::: SUPPLIED DATA :::

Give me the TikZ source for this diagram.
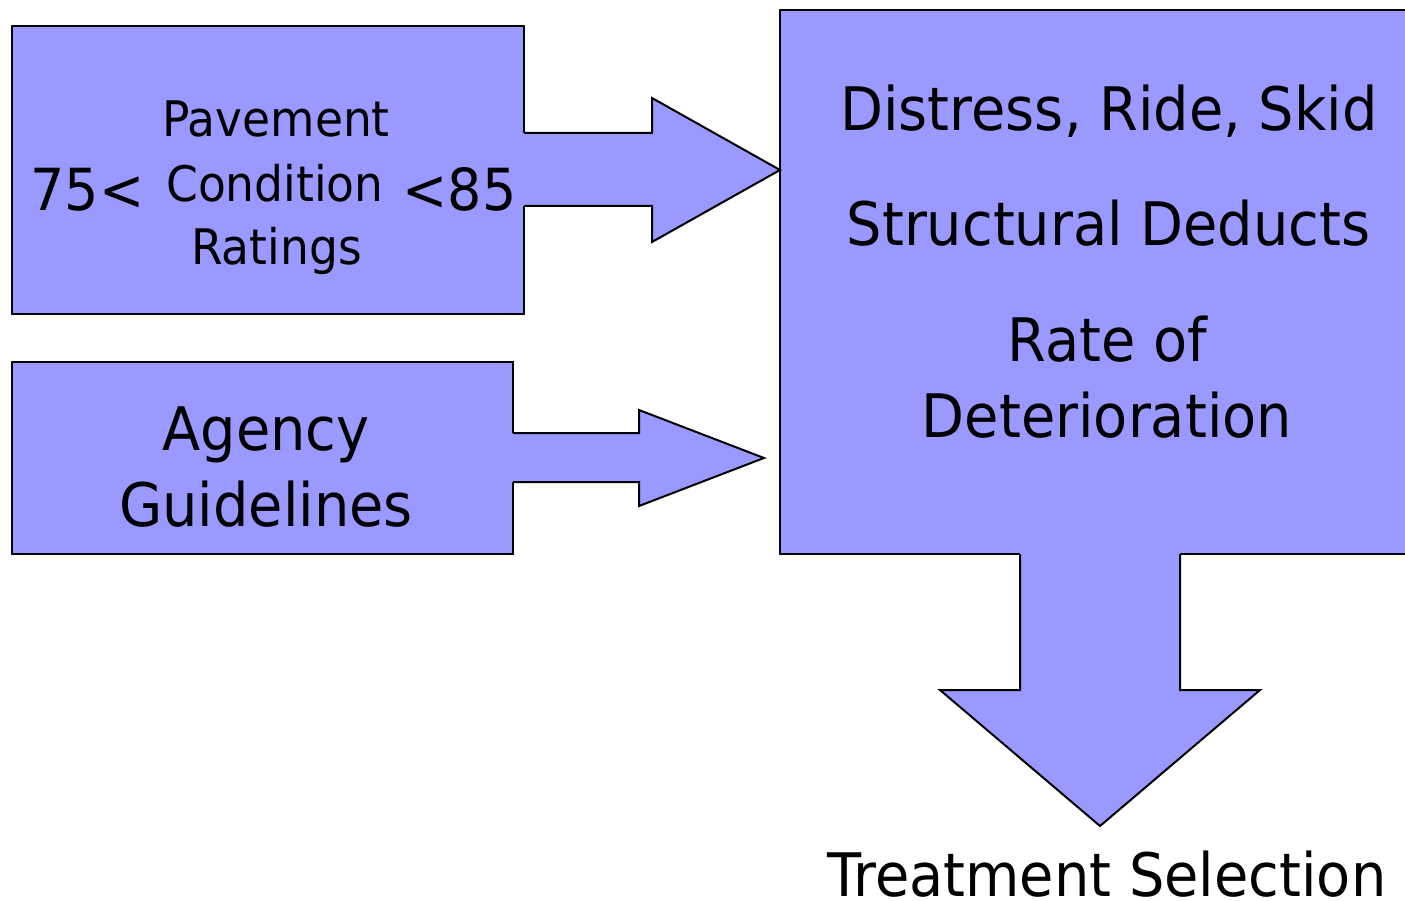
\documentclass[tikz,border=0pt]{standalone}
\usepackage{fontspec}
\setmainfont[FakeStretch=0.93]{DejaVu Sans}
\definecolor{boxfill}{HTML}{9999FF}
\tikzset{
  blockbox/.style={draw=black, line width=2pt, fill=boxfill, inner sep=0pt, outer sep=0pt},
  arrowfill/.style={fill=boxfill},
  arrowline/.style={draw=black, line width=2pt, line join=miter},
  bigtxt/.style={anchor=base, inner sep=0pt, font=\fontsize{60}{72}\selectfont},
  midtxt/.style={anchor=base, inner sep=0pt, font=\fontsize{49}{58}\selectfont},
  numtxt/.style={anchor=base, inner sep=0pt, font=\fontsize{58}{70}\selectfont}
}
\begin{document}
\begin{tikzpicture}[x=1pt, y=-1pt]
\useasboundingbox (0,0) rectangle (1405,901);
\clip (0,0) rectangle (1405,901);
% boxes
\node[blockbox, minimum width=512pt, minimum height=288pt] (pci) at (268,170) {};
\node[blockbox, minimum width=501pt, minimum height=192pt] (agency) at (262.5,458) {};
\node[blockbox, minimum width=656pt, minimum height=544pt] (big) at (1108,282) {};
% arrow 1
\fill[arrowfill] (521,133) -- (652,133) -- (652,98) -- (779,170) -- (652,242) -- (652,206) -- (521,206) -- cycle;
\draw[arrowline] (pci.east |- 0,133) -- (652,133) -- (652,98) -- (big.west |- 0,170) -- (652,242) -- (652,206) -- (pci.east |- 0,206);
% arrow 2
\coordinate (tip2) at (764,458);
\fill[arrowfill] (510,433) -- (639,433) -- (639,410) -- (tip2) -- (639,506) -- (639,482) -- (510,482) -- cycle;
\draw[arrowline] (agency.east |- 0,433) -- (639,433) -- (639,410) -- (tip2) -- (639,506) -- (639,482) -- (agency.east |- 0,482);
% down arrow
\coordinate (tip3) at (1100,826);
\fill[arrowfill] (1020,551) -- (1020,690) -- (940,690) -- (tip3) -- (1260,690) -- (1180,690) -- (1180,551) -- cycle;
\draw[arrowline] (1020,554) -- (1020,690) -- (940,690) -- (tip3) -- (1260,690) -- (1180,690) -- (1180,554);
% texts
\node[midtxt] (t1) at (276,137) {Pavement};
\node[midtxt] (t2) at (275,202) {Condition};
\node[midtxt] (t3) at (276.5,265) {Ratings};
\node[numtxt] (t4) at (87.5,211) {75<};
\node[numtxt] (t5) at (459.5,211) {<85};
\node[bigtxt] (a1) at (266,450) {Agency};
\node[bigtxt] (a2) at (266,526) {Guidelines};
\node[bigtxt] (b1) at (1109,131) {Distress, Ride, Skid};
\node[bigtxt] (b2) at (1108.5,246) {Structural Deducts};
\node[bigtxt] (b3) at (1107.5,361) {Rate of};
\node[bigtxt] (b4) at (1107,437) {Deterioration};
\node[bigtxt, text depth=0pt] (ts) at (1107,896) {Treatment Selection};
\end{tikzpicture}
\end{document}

:::

PROBLEM: Please set down each line of the data above exactly as written, without the pictures.

RESULT BELOW:
Give me the TikZ source for this diagram.
\documentclass[tikz,border=0pt]{standalone}
\usepackage{fontspec}
\setmainfont[FakeStretch=0.93]{DejaVu Sans}
\definecolor{boxfill}{HTML}{9999FF}
\tikzset{
  blockbox/.style={draw=black, line width=2pt, fill=boxfill, inner sep=0pt, outer sep=0pt},
  arrowfill/.style={fill=boxfill},
  arrowline/.style={draw=black, line width=2pt, line join=miter},
  bigtxt/.style={anchor=base, inner sep=0pt, font=\fontsize{60}{72}\selectfont},
  midtxt/.style={anchor=base, inner sep=0pt, font=\fontsize{49}{58}\selectfont},
  numtxt/.style={anchor=base, inner sep=0pt, font=\fontsize{58}{70}\selectfont}
}
\begin{document}
\begin{tikzpicture}[x=1pt, y=-1pt]
\useasboundingbox (0,0) rectangle (1405,901);
\clip (0,0) rectangle (1405,901);
% boxes
\node[blockbox, minimum width=512pt, minimum height=288pt] (pci) at (268,170) {};
\node[blockbox, minimum width=501pt, minimum height=192pt] (agency) at (262.5,458) {};
\node[blockbox, minimum width=656pt, minimum height=544pt] (big) at (1108,282) {};
% arrow 1
\fill[arrowfill] (521,133) -- (652,133) -- (652,98) -- (779,170) -- (652,242) -- (652,206) -- (521,206) -- cycle;
\draw[arrowline] (pci.east |- 0,133) -- (652,133) -- (652,98) -- (big.west |- 0,170) -- (652,242) -- (652,206) -- (pci.east |- 0,206);
% arrow 2
\coordinate (tip2) at (764,458);
\fill[arrowfill] (510,433) -- (639,433) -- (639,410) -- (tip2) -- (639,506) -- (639,482) -- (510,482) -- cycle;
\draw[arrowline] (agency.east |- 0,433) -- (639,433) -- (639,410) -- (tip2) -- (639,506) -- (639,482) -- (agency.east |- 0,482);
% down arrow
\coordinate (tip3) at (1100,826);
\fill[arrowfill] (1020,551) -- (1020,690) -- (940,690) -- (tip3) -- (1260,690) -- (1180,690) -- (1180,551) -- cycle;
\draw[arrowline] (1020,554) -- (1020,690) -- (940,690) -- (tip3) -- (1260,690) -- (1180,690) -- (1180,554);
% texts
\node[midtxt] (t1) at (276,137) {Pavement};
\node[midtxt] (t2) at (275,202) {Condition};
\node[midtxt] (t3) at (276.5,265) {Ratings};
\node[numtxt] (t4) at (87.5,211) {75<};
\node[numtxt] (t5) at (459.5,211) {<85};
\node[bigtxt] (a1) at (266,450) {Agency};
\node[bigtxt] (a2) at (266,526) {Guidelines};
\node[bigtxt] (b1) at (1109,131) {Distress, Ride, Skid};
\node[bigtxt] (b2) at (1108.5,246) {Structural Deducts};
\node[bigtxt] (b3) at (1107.5,361) {Rate of};
\node[bigtxt] (b4) at (1107,437) {Deterioration};
\node[bigtxt, text depth=0pt] (ts) at (1107,896) {Treatment Selection};
\end{tikzpicture}
\end{document}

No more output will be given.